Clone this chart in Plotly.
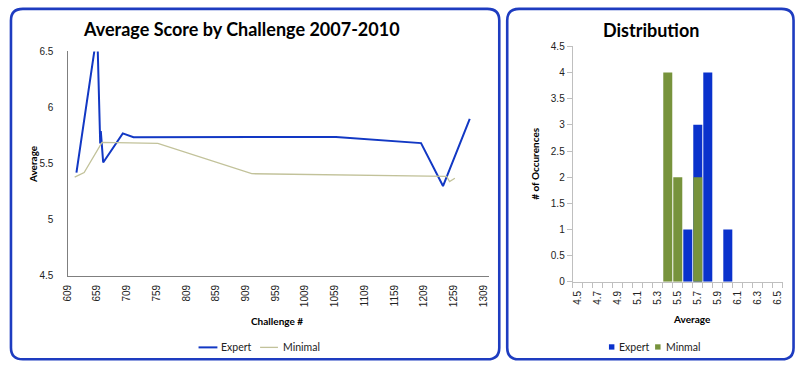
import plotly.graph_objects as go

# ---------------- data ----------------
challenge_expert = [624, 659, 664, 665, 669, 702, 720, 1061, 1204, 1241, 1286]
avg_expert = [5.42, 6.68, 5.68, 5.79, 5.51, 5.77, 5.735, 5.738, 5.683, 5.30, 5.90]

challenge_minimal = [621, 637, 667, 761, 919, 1247, 1252, 1261]
avg_minimal = [5.38, 5.42, 5.69, 5.68, 5.41, 5.387, 5.34, 5.37]

challenge_ticks = [609, 659, 709, 759, 809, 859, 909, 959, 1009, 1059,
                   1109, 1159, 1209, 1259, 1309]

hist_bins = [4.5, 4.6, 4.7, 4.8, 4.9, 5.0, 5.1, 5.2, 5.3, 5.4, 5.5,
             5.6, 5.7, 5.8, 5.9, 6.0, 6.1, 6.2, 6.3, 6.4, 6.5]
count_expert = [0, 0, 0, 0, 0, 0, 0, 0, 0, 0, 0,
                1, 3, 4, 0, 1, 0, 0, 0, 0, 0]
count_minimal = [0, 0, 0, 0, 0, 0, 0, 0, 0, 4, 2,
                 0, 2, 0, 0, 0, 0, 0, 0, 0, 0]
hist_ticks = [4.5, 4.7, 4.9, 5.1, 5.3, 5.5, 5.7, 5.9, 6.1, 6.3, 6.5]

# ---------------- styling ----------------
W, H = 800, 374
BLUE = "#1238C4"
BAR_BLUE = "#0A32CC"
GREEN_LINE = "#C2C29A"
GREEN_BAR = "#77933C"
BORDER = "#1E3CC0"
TITLE_FONT = "Lato"
TICK_FONT = "Liberation Sans"


def px(x):
    return x / W


def py(y):
    return 1 - y / H


fig = go.Figure()

fig.add_trace(go.Scatter(x=challenge_expert, y=avg_expert, mode="lines",
                         line=dict(color=BLUE, width=2), name="Expert",
                         xaxis="x", yaxis="y", showlegend=False))
fig.add_trace(go.Scatter(x=challenge_minimal, y=avg_minimal, mode="lines",
                         line=dict(color=GREEN_LINE, width=1.3), name="Minimal",
                         xaxis="x", yaxis="y", showlegend=False))

fig.add_trace(go.Bar(x=hist_bins, y=count_expert, width=0.09, name="Expert",
                     marker=dict(color=BAR_BLUE, line=dict(width=0)),
                     xaxis="x2", yaxis="y2", showlegend=False))
fig.add_trace(go.Bar(x=hist_bins, y=count_minimal, width=0.09, name="Minmal",
                     marker=dict(color=GREEN_BAR, line=dict(width=0)),
                     xaxis="x2", yaxis="y2", showlegend=False))

tickfont = dict(family=TICK_FONT, size=10, color="#222222")

fig.update_layout(
    width=W, height=H,
    margin=dict(l=0, r=0, t=0, b=0),
    paper_bgcolor="white", plot_bgcolor="white",
    barmode="overlay",
    xaxis=dict(domain=[px(62), px(487)], range=[609, 1319],
               tickmode="array", tickvals=challenge_ticks,
               ticktext=[str(t) for t in challenge_ticks],
               tickangle=-90, ticks="", showgrid=False, zeroline=False,
               showline=True, linecolor="#7F7F7F", linewidth=1.3,
               tickfont=tickfont, anchor="y", ticklabelstandoff=4),
    yaxis=dict(domain=[py(278.7), py(47)], range=[4.5, 6.5],
               tickmode="array", tickvals=[4.5, 5, 5.5, 6, 6.5],
               ticktext=["4.5", "5", "5.5", "6", "6.5"],
               ticks="", showgrid=False, zeroline=False,
               showline=True, linecolor="#7F7F7F", linewidth=1.3,
               tickfont=tickfont, anchor="x", ticklabelstandoff=11),
    xaxis2=dict(domain=[px(571), px(782.7)], range=[4.45, 6.55],
                tickmode="array", tickvals=hist_ticks,
                ticktext=[f"{t:.1f}" for t in hist_ticks],
                tickangle=-90, ticks="", showgrid=False, zeroline=False,
                showline=True, linecolor="#BFBFBF", linewidth=1,
                minor=dict(ticks="outside", tick0=4.45, dtick=0.1,
                           ticklen=5, tickcolor="#BFBFBF", showgrid=False),
                tickfont=tickfont, anchor="y2", ticklabelstandoff=4),
    yaxis2=dict(domain=[py(285), py(41.7)], range=[0, 4.5],
                tickmode="array", tickvals=[0, 0.5, 1, 1.5, 2, 2.5, 3, 3.5, 4, 4.5],
                ticktext=["0", "0.5", "1", "1.5", "2", "2.5", "3", "3.5", "4", "4.5"],
                ticks="outside", ticklen=5, tickcolor="#BFBFBF",
                showgrid=False, zeroline=False,
                showline=True, linecolor="#BFBFBF", linewidth=1,
                tickfont=tickfont, anchor="x2"),
)


def rrect(x0, y0, x1, y1, r):
    def P(x, y):
        return f"{px(x):.5f},{py(y):.5f}"
    return (f"M {P(x0 + r, y0)} L {P(x1 - r, y0)} Q {P(x1, y0)} {P(x1, y0 + r)} "
            f"L {P(x1, y1 - r)} Q {P(x1, y1)} {P(x1 - r, y1)} "
            f"L {P(x0 + r, y1)} Q {P(x0, y1)} {P(x0, y1 - r)} "
            f"L {P(x0, y0 + r)} Q {P(x0, y0)} {P(x0 + r, y0)} Z")


shapes = [
    dict(type="path", xref="paper", yref="paper", path=rrect(5, 3, 497, 365, 12),
         line=dict(color=BORDER, width=2.6), layer="below"),
    dict(type="path", xref="paper", yref="paper", path=rrect(505, 3, 793.5, 365, 12),
         line=dict(color=BORDER, width=2.6), layer="below"),
    # legend samples (left)
    dict(type="line", xref="paper", yref="paper", x0=px(194), x1=px(213),
         y0=py(352.7), y1=py(352.7), line=dict(color=BLUE, width=2)),
    dict(type="line", xref="paper", yref="paper", x0=px(256), x1=px(274),
         y0=py(352.7), y1=py(352.7), line=dict(color=GREEN_LINE, width=1.3)),
    # legend samples (right)
    dict(type="rect", xref="paper", yref="paper", x0=px(607.5), x1=px(613),
         y0=py(355), y1=py(349.5), fillcolor=BAR_BLUE, line=dict(width=0)),
    dict(type="rect", xref="paper", yref="paper", x0=px(654), x1=px(659.5),
         y0=py(355), y1=py(349.5), fillcolor=GREEN_BAR, line=dict(width=0)),
]
fig.update_layout(shapes=shapes)

ann = []


def text(x, y, s, size, bold=False, angle=0, xanchor="center", color="black", family=TITLE_FONT):
    ann.append(dict(x=px(x), y=py(y), xref="paper", yref="paper", text=(f"<b>{s}</b>" if bold else s),
                    showarrow=False, xanchor=xanchor, yanchor="middle", textangle=angle,
                    font=dict(family=family, size=size, color=color)))


text(237, 24, "Average Score by Challenge 2007-2010", 18, bold=True)
text(650, 25, "Distribution", 18, bold=True)
text(26.5, 163, "Average", 10, bold=True, angle=-90)
text(273, 325.7, "Challenge #", 10, bold=True)
text(533, 163, "# of Occurences", 10, bold=True, angle=-90)
text(691, 323, "Average", 10, bold=True)
text(215, 352.7, "Expert", 10.5, xanchor="left", color="#222222")
text(277, 352.7, "Minimal", 10.5, xanchor="left", color="#222222")
text(616, 352.5, "Expert", 10.5, xanchor="left", color="#222222")
text(662.5, 352.5, "Minmal", 10.5, xanchor="left", color="#222222")
fig.update_layout(annotations=ann)

fig.write_html(
    "out.html",
    config={"displayModeBar": False},
    post_script="document.body.style.margin='0';document.body.style.overflow='hidden';",
)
+ + + +
* [Short exercise]:
Reproduce the full listing faithfully, but do not carry over any pictures.

* [Completed exercise]:
Clone this chart in Plotly.
import plotly.graph_objects as go

# ---------------- data ----------------
challenge_expert = [624, 659, 664, 665, 669, 702, 720, 1061, 1204, 1241, 1286]
avg_expert = [5.42, 6.68, 5.68, 5.79, 5.51, 5.77, 5.735, 5.738, 5.683, 5.30, 5.90]

challenge_minimal = [621, 637, 667, 761, 919, 1247, 1252, 1261]
avg_minimal = [5.38, 5.42, 5.69, 5.68, 5.41, 5.387, 5.34, 5.37]

challenge_ticks = [609, 659, 709, 759, 809, 859, 909, 959, 1009, 1059,
                   1109, 1159, 1209, 1259, 1309]

hist_bins = [4.5, 4.6, 4.7, 4.8, 4.9, 5.0, 5.1, 5.2, 5.3, 5.4, 5.5,
             5.6, 5.7, 5.8, 5.9, 6.0, 6.1, 6.2, 6.3, 6.4, 6.5]
count_expert = [0, 0, 0, 0, 0, 0, 0, 0, 0, 0, 0,
                1, 3, 4, 0, 1, 0, 0, 0, 0, 0]
count_minimal = [0, 0, 0, 0, 0, 0, 0, 0, 0, 4, 2,
                 0, 2, 0, 0, 0, 0, 0, 0, 0, 0]
hist_ticks = [4.5, 4.7, 4.9, 5.1, 5.3, 5.5, 5.7, 5.9, 6.1, 6.3, 6.5]

# ---------------- styling ----------------
W, H = 800, 374
BLUE = "#1238C4"
BAR_BLUE = "#0A32CC"
GREEN_LINE = "#C2C29A"
GREEN_BAR = "#77933C"
BORDER = "#1E3CC0"
TITLE_FONT = "Lato"
TICK_FONT = "Liberation Sans"


def px(x):
    return x / W


def py(y):
    return 1 - y / H


fig = go.Figure()

fig.add_trace(go.Scatter(x=challenge_expert, y=avg_expert, mode="lines",
                         line=dict(color=BLUE, width=2), name="Expert",
                         xaxis="x", yaxis="y", showlegend=False))
fig.add_trace(go.Scatter(x=challenge_minimal, y=avg_minimal, mode="lines",
                         line=dict(color=GREEN_LINE, width=1.3), name="Minimal",
                         xaxis="x", yaxis="y", showlegend=False))

fig.add_trace(go.Bar(x=hist_bins, y=count_expert, width=0.09, name="Expert",
                     marker=dict(color=BAR_BLUE, line=dict(width=0)),
                     xaxis="x2", yaxis="y2", showlegend=False))
fig.add_trace(go.Bar(x=hist_bins, y=count_minimal, width=0.09, name="Minmal",
                     marker=dict(color=GREEN_BAR, line=dict(width=0)),
                     xaxis="x2", yaxis="y2", showlegend=False))

tickfont = dict(family=TICK_FONT, size=10, color="#222222")

fig.update_layout(
    width=W, height=H,
    margin=dict(l=0, r=0, t=0, b=0),
    paper_bgcolor="white", plot_bgcolor="white",
    barmode="overlay",
    xaxis=dict(domain=[px(62), px(487)], range=[609, 1319],
               tickmode="array", tickvals=challenge_ticks,
               ticktext=[str(t) for t in challenge_ticks],
               tickangle=-90, ticks="", showgrid=False, zeroline=False,
               showline=True, linecolor="#7F7F7F", linewidth=1.3,
               tickfont=tickfont, anchor="y", ticklabelstandoff=4),
    yaxis=dict(domain=[py(278.7), py(47)], range=[4.5, 6.5],
               tickmode="array", tickvals=[4.5, 5, 5.5, 6, 6.5],
               ticktext=["4.5", "5", "5.5", "6", "6.5"],
               ticks="", showgrid=False, zeroline=False,
               showline=True, linecolor="#7F7F7F", linewidth=1.3,
               tickfont=tickfont, anchor="x", ticklabelstandoff=11),
    xaxis2=dict(domain=[px(571), px(782.7)], range=[4.45, 6.55],
                tickmode="array", tickvals=hist_ticks,
                ticktext=[f"{t:.1f}" for t in hist_ticks],
                tickangle=-90, ticks="", showgrid=False, zeroline=False,
                showline=True, linecolor="#BFBFBF", linewidth=1,
                minor=dict(ticks="outside", tick0=4.45, dtick=0.1,
                           ticklen=5, tickcolor="#BFBFBF", showgrid=False),
                tickfont=tickfont, anchor="y2", ticklabelstandoff=4),
    yaxis2=dict(domain=[py(285), py(41.7)], range=[0, 4.5],
                tickmode="array", tickvals=[0, 0.5, 1, 1.5, 2, 2.5, 3, 3.5, 4, 4.5],
                ticktext=["0", "0.5", "1", "1.5", "2", "2.5", "3", "3.5", "4", "4.5"],
                ticks="outside", ticklen=5, tickcolor="#BFBFBF",
                showgrid=False, zeroline=False,
                showline=True, linecolor="#BFBFBF", linewidth=1,
                tickfont=tickfont, anchor="x2"),
)


def rrect(x0, y0, x1, y1, r):
    def P(x, y):
        return f"{px(x):.5f},{py(y):.5f}"
    return (f"M {P(x0 + r, y0)} L {P(x1 - r, y0)} Q {P(x1, y0)} {P(x1, y0 + r)} "
            f"L {P(x1, y1 - r)} Q {P(x1, y1)} {P(x1 - r, y1)} "
            f"L {P(x0 + r, y1)} Q {P(x0, y1)} {P(x0, y1 - r)} "
            f"L {P(x0, y0 + r)} Q {P(x0, y0)} {P(x0 + r, y0)} Z")


shapes = [
    dict(type="path", xref="paper", yref="paper", path=rrect(5, 3, 497, 365, 12),
         line=dict(color=BORDER, width=2.6), layer="below"),
    dict(type="path", xref="paper", yref="paper", path=rrect(505, 3, 793.5, 365, 12),
         line=dict(color=BORDER, width=2.6), layer="below"),
    # legend samples (left)
    dict(type="line", xref="paper", yref="paper", x0=px(194), x1=px(213),
         y0=py(352.7), y1=py(352.7), line=dict(color=BLUE, width=2)),
    dict(type="line", xref="paper", yref="paper", x0=px(256), x1=px(274),
         y0=py(352.7), y1=py(352.7), line=dict(color=GREEN_LINE, width=1.3)),
    # legend samples (right)
    dict(type="rect", xref="paper", yref="paper", x0=px(607.5), x1=px(613),
         y0=py(355), y1=py(349.5), fillcolor=BAR_BLUE, line=dict(width=0)),
    dict(type="rect", xref="paper", yref="paper", x0=px(654), x1=px(659.5),
         y0=py(355), y1=py(349.5), fillcolor=GREEN_BAR, line=dict(width=0)),
]
fig.update_layout(shapes=shapes)

ann = []


def text(x, y, s, size, bold=False, angle=0, xanchor="center", color="black", family=TITLE_FONT):
    ann.append(dict(x=px(x), y=py(y), xref="paper", yref="paper", text=(f"<b>{s}</b>" if bold else s),
                    showarrow=False, xanchor=xanchor, yanchor="middle", textangle=angle,
                    font=dict(family=family, size=size, color=color)))


text(237, 24, "Average Score by Challenge 2007-2010", 18, bold=True)
text(650, 25, "Distribution", 18, bold=True)
text(26.5, 163, "Average", 10, bold=True, angle=-90)
text(273, 325.7, "Challenge #", 10, bold=True)
text(533, 163, "# of Occurences", 10, bold=True, angle=-90)
text(691, 323, "Average", 10, bold=True)
text(215, 352.7, "Expert", 10.5, xanchor="left", color="#222222")
text(277, 352.7, "Minimal", 10.5, xanchor="left", color="#222222")
text(616, 352.5, "Expert", 10.5, xanchor="left", color="#222222")
text(662.5, 352.5, "Minmal", 10.5, xanchor="left", color="#222222")
fig.update_layout(annotations=ann)

fig.write_html(
    "out.html",
    config={"displayModeBar": False},
    post_script="document.body.style.margin='0';document.body.style.overflow='hidden';",
)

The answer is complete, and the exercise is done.